W pobliżu pastorówki i szpitala diakonis stanęła też szkoła ewangelicka. Od 1902 roku kierował nią Wilhelm Vorlag (wcześniej od 12 lat pracujący tu jako nauczyciel). Kiedy zmarł w 1925 roku, w „Gazecie Szamotulskiej: ukazał się nekrolog, w którym o zmarłym napisano:
„był nie tylko doskonałym, gorliwym i sumiennym nauczycielem i kierownikiem szkoły, lecz również obywatelem o wielkich zaletach”. Co ciekawe, ta opinia wydana została w imieniu Rady i Reprezentacji Szkolnej przez burmistrza Konstantego Scholla.
Międzywojnie
Po odzyskaniu przez Polskę niepodległości coraz więcej szamotulskich Niemców opuszczało miasto. Orędownik Urzędowy Powiatu Szamotulskiego w pierwszych latach drugiej dekady XX wieku drukował listy tych, którzy na stałe wyjeżdżali i przenosili się do Niemiec. W mieście zostały nieliczne rodziny, np. Rehbein, Kerger, Zerbe, Steinke, Gieze, Kiock, Tietz, Conrad, Wegner.
O kościół usytuowany na placu, który przemianowano na plac Sienkiewicza,
„w otoczeniu drzew, wśród których stały ławki letnią porą zawsze zajęte”,
dbał kościelny Reimann, a na organach grała młoda Zerbówna (w 1934 roku dziewczyna na skutek depresji po śmierci matki popełniła samobójstwo). Szpital diakonisek został zlikwidowany, a szkoła po 1925 przestała funkcjonować. Nieliczne niemieckie dzieci pobierały naukę w oddziale przy szkole na ulicy Kapłańskiej, a potem przy ul. Staszica.
Wysadzono w powietrze
Po II wojnie światowej kościół ewangelicki starano się uczynić znienawidzonym symbolem niemieckości.
„Kościół na placu Sienkiewicza – ceglany, pseudogotycki, z dziwnie pochylonym szpicem wieży – był teraz magazynem zboża, a później nawozów. Stał tak jeszcze kilka lat aż został … wysadzony w powietrze”.
To słowa Brygidy Koerpel – szamotulanki, ewangeliczki, córki dawnego właściciela młyna zbożowego, pochodzące z jej wspomnień „Epizody” wydanych w Szamotułach w 2014 roku.
Tadeusz Bak natomiast zapisał:
„W styczniu 1959 r. przystąpiono do rozbiórki niemieckiego kościoła w Szamotułach.
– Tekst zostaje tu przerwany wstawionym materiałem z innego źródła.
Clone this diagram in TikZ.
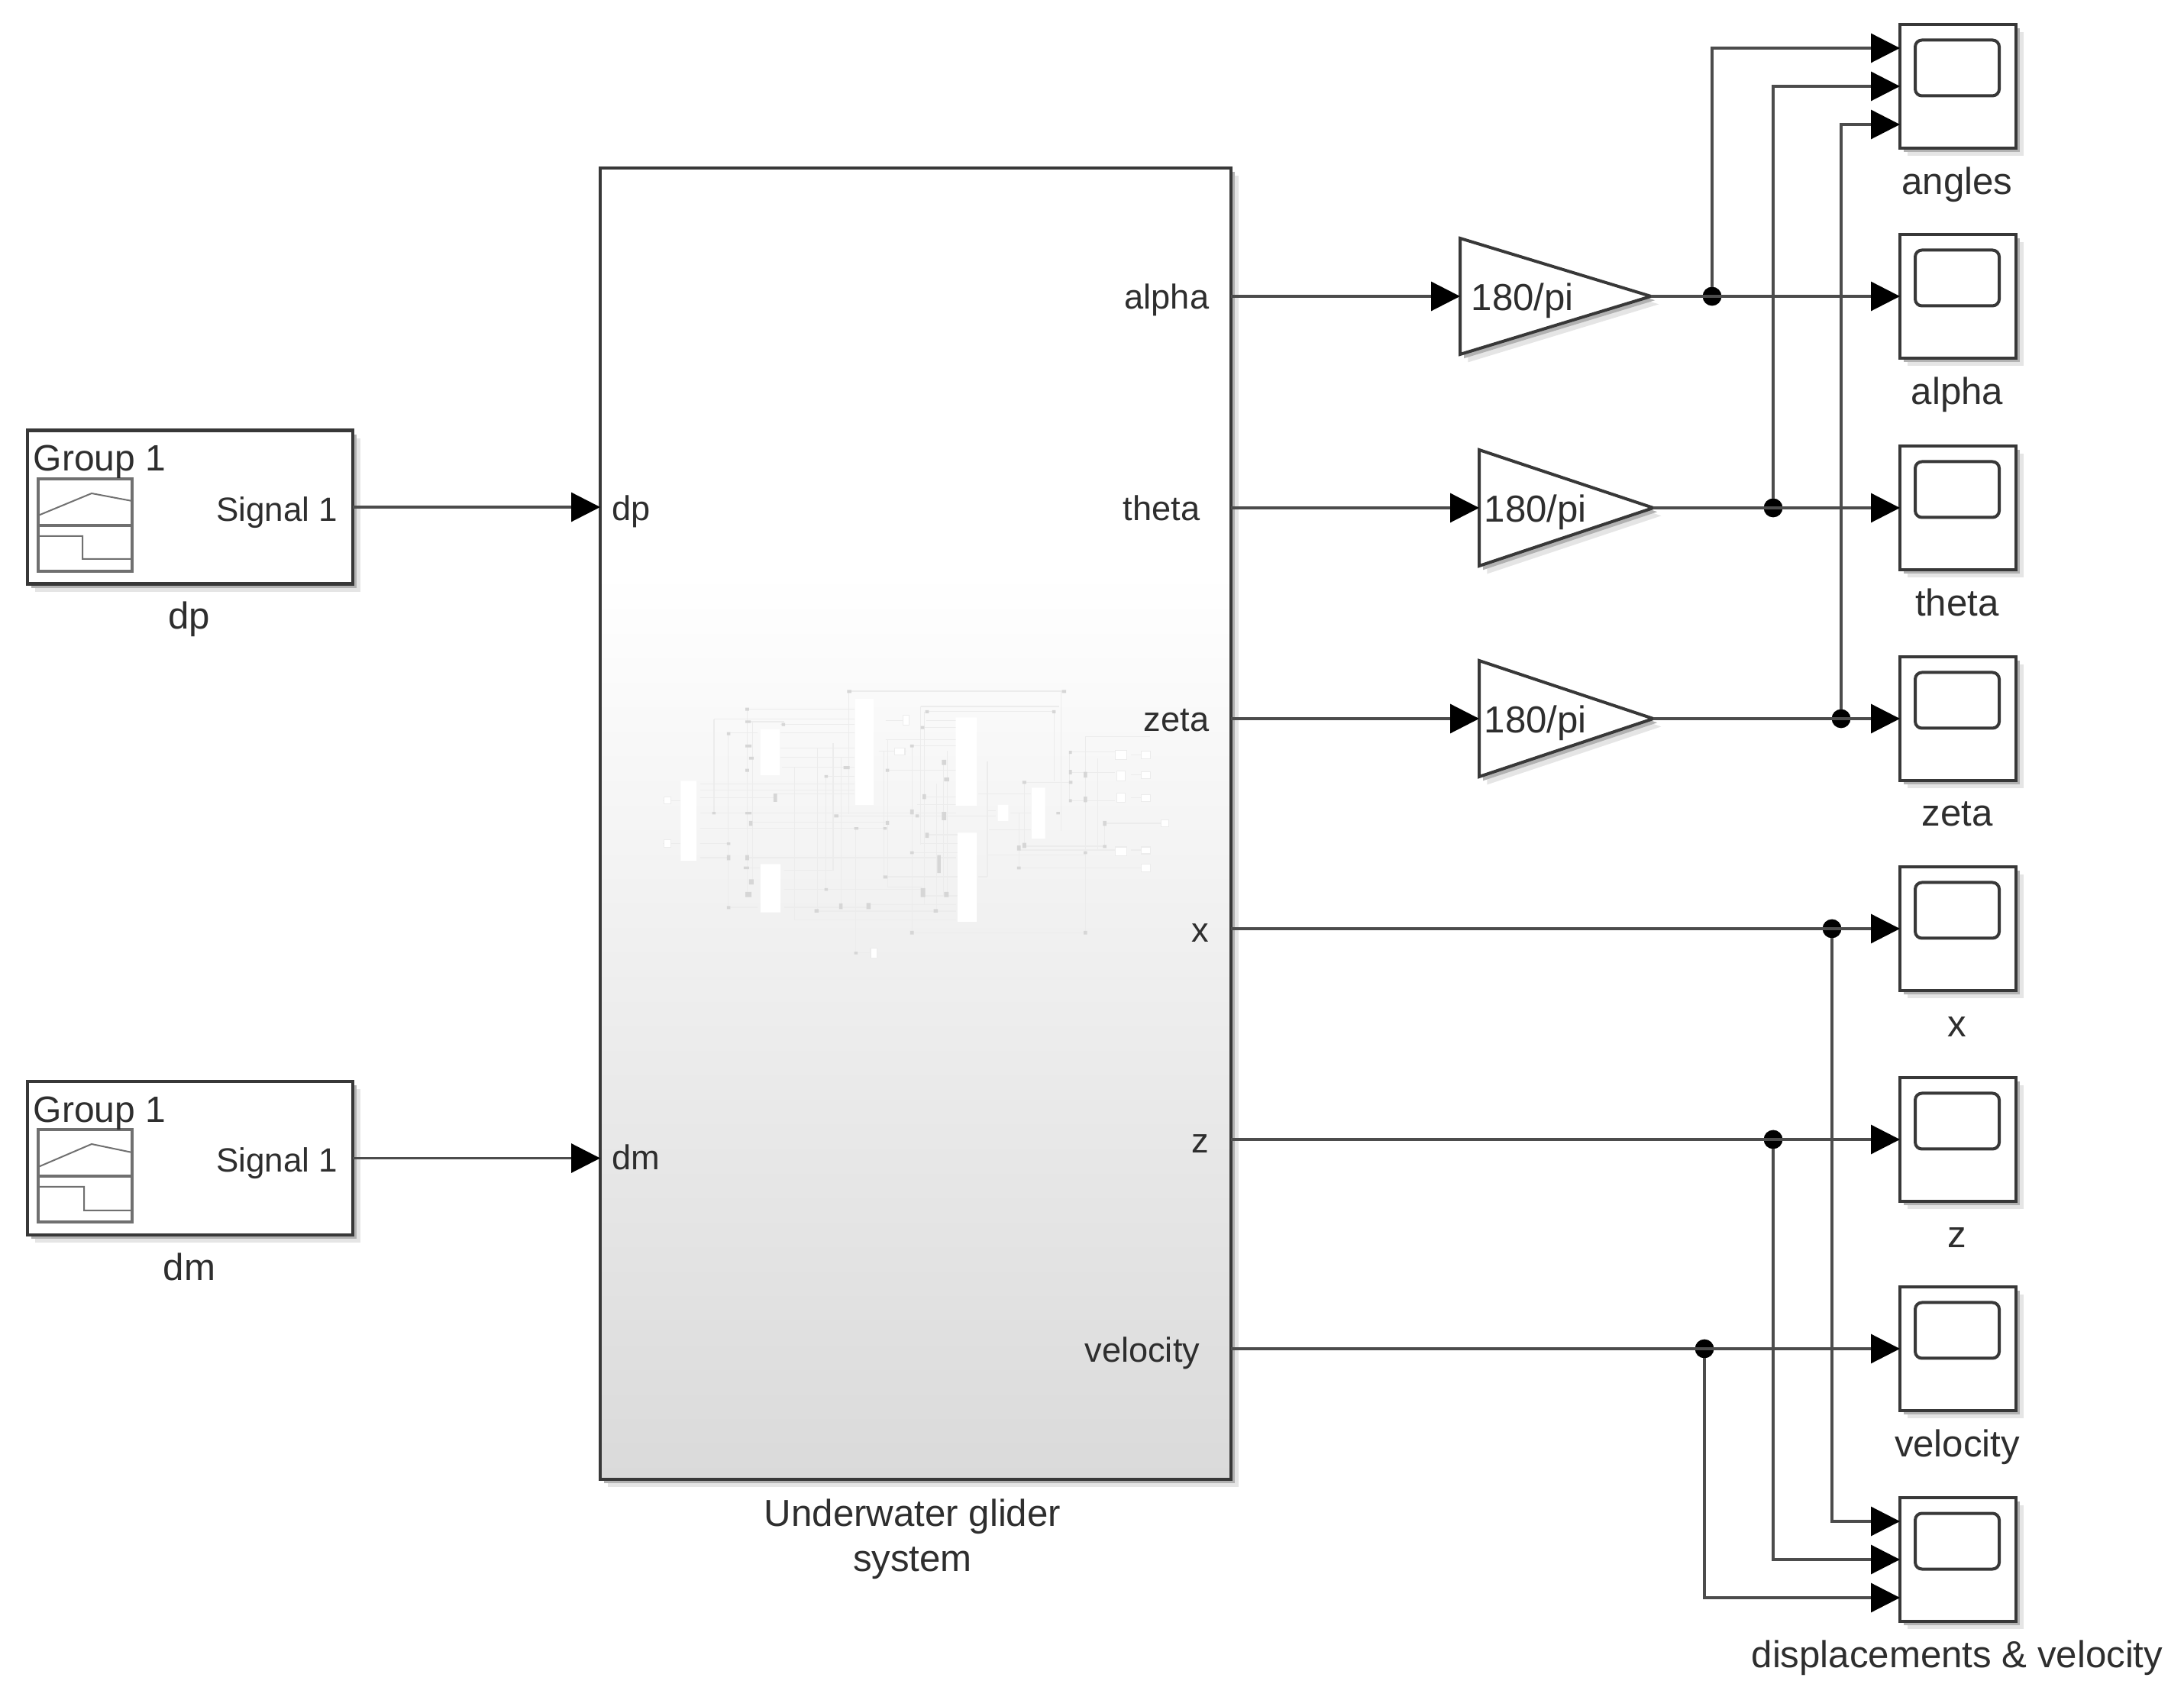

Stan obiektu nie najgorszy, ale od 1945 zupełnie zaniedbany. Służył za magazyn mebli, nawozów sztucznych itp. Od roku 1950 straszył pustką, a w czasie burz i zawieruch wicher igrał drzwiami. Wieża tego kościoła była strzelista i dominowała nad miastem […] Rozbiórkę rozpoczęto przez zdjęcie dachówek. W dniu 13 stycznia 1959 o godzinie 14 oddział wojska wysadził wieżę”.
Natomiast Jerzy Pawlak, mieszkający wtedy w jednej z kamienic przy placu Sienkiewicza, zapamiętał, że niszczejący kościół otaczał drewniany płot. Wspominał też, że w dniu wysadzania kościoła:
„kazano wszystkim pootwierać okna, choć i tak potężny wybuch spowodował, że powypadały z nich szyby”.
Po wysadzeniu wieży rozpoczęła się rozbiórka. Część cegły została wykorzystana między innymi do budowy nowej siedziby straży pożarnej przy ulicy Obornickiej. Zniszczono też cmentarz ewangelicki.
Pamięć
O szamotulskich ewangelikach przypomniano w 2017 roku, kiedy to z okazji 500-lecia reformacji w Muzeum – Zamek Górków odbyły się sesja naukowa i wystawa prezentująca dawne cmentarze i kościoły ewangelickie w powiecie szamotulskim.
Rok później z inicjatywy Zespołu Szkół nr 2 i Muzeum – Zamek Górków, w obecności przedstawicieli parafii ewangelicko-augsburskiej w Poznaniu, z księdzem proboszczem Marcinem Kotasem, odsłonięto tablicę upamiętniającą szamotulan spoczywających na cmentarzu ewangelickim przy obecnym placu Sienkiewicza.
W Szamotułach pamięć o dawnym kościele ewangelickim trwa nadal. Warto jednak zastanowić się, czy pamięć ta obejmuje tylko bryłę kościoła, czy może też tych, dla których obiekt był domem modlitwy?